Bins in Amsterdam now have space for empty bottles and cans
When walking around Amsterdam over the past couple of weeks, you might have noticed the bottle rack-like contraption that has been added to the side of some bins in the city centre. If you’re confused, don’t worry; the municipality has added so-called donation rings to bins in order to provide space for people to leave empty bottles and cans to which 15-cent deposits apply.
New bottle rings on bins in Dutch capital
As of this year, a 15-cent deposit (statiegeld) has been applied, not just to large and small plastic bottles and some glass bottles, but also to cans bought at shops or supermarkets in the Netherlands. Many don’t want to bother carrying an empty bottle or can around just to reclaim their 15 cents so, in order to prevent bins in the city from becoming filled with bottles and cans than are included in the deposit scheme, the municipality has made an interesting addition to some of Amsterdam’s bins.

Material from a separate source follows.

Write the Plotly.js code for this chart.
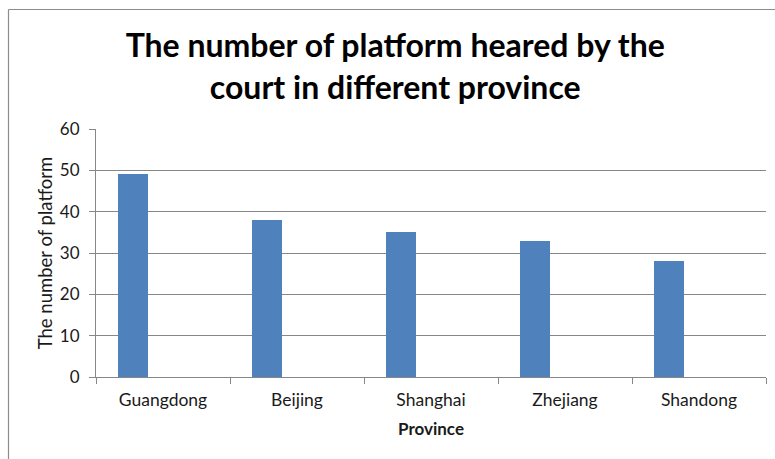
<!DOCTYPE html>
<html>
<head>
<meta charset="utf-8">
<script src="https://cdn.plot.ly/plotly-3.0.1.min.js"></script>
<style>
  html, body { margin: 0; padding: 0; background: #ffffff; }
  #chart { width: 775px; height: 459px; }
</style>
</head>
<body>
<div id="chart"></div>
<script>
const provinces = ["Guangdong", "Beijing", "Shanghai", "Zhejiang", "Shandong"];
const platformCounts = [49, 38, 35, 33, 28];
const yTickValues = [0, 10, 20, 30, 40, 50, 60];

const W = 775, H = 459;
const margin = { l: 96, r: 9, t: 129, b: 82 };
const pw = W - margin.l - margin.r;
const ph = H - margin.t - margin.b;
const px2x = p => (p - margin.l) / pw;
const py2y = p => (H - margin.b - p) / ph;

const trace = {
  type: "bar",
  x: provinces,
  y: platformCounts,
  width: 0.2222,
  offset: -0.3333,
  marker: { color: "#4F81BD", line: { width: 0 } },
  hoverinfo: "x+y"
};

const gridColor = "#878787";
const font = "Lato, 'Open Sans', sans-serif";

const layout = {
  width: W,
  height: H,
  margin: margin,
  paper_bgcolor: "#ffffff",
  plot_bgcolor: "#ffffff",
  showlegend: false,
  bargap: 0,
  title: {
    text: "The number of platform heared by the<br>court in different province",
    font: { family: font, size: 32, color: "#000000", weight: "bold" },
    x: 0.51,
    xanchor: "center",
    y: 1 - 57 / H,
    yanchor: "bottom",
    yref: "container"
  },
  xaxis: {
    type: "category",
    range: [-0.5, 4.5],
    showgrid: false,
    showline: true,
    linecolor: gridColor,
    linewidth: 1,
    ticks: "outside",
    tickson: "boundaries",
    ticklen: 6,
    tickcolor: gridColor,
    ticklabelstandoff: 7,
    tickfont: { family: font, size: 17.5, color: "#1a1a1a" },
    title: {
      text: "Province",
      font: { family: font, size: 17, color: "#1a1a1a", weight: "bold" },
      standoff: 14
    },
    fixedrange: true
  },
  yaxis: {
    range: [0, 60],
    tickvals: yTickValues,
    showgrid: true,
    gridcolor: gridColor,
    gridwidth: 1,
    zeroline: false,
    showline: true,
    linecolor: gridColor,
    linewidth: 1,
    ticks: "outside",
    ticklen: 6,
    tickcolor: gridColor,
    ticklabelstandoff: 6,
    tickfont: { family: font, size: 17, color: "#1a1a1a" },
    title: {
      text: "The number of platform",
      font: { family: font, size: 18.5, color: "#1a1a1a" },
      standoff: 2
    },
    fixedrange: true
  },
  shapes: [
    {
      type: "line", xref: "paper", yref: "paper",
      x0: px2x(8.5), x1: px2x(8.5), y0: py2y(H + 5), y1: py2y(9.5),
      line: { color: "#8c8c8c", width: 1.2 }
    },
    {
      type: "line", xref: "paper", yref: "paper",
      x0: px2x(8.5), x1: px2x(W + 5), y0: py2y(9.5), y1: py2y(9.5),
      line: { color: "#8c8c8c", width: 1.2 }
    }
  ]
};

Plotly.newPlot("chart", [trace], layout, { displayModeBar: false, staticPlot: true });
</script>
</body>
</html>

Now, added to the side of over 20 bins in the heart of Amsterdam, you’ll find donation rings (doneerringen), where you can leave behind any empty bottles or cans so they can be picked up by someone else and handed in for the deposit.
“Especially around major events, it is becoming increasingly common for waste bins to be broken open to collect returnable bottles and cans,” AT5 explains. “The so-called donation rings are there to prevent trash cans from being broken up by people who collect deposit bottles or cans to earn some extra money.”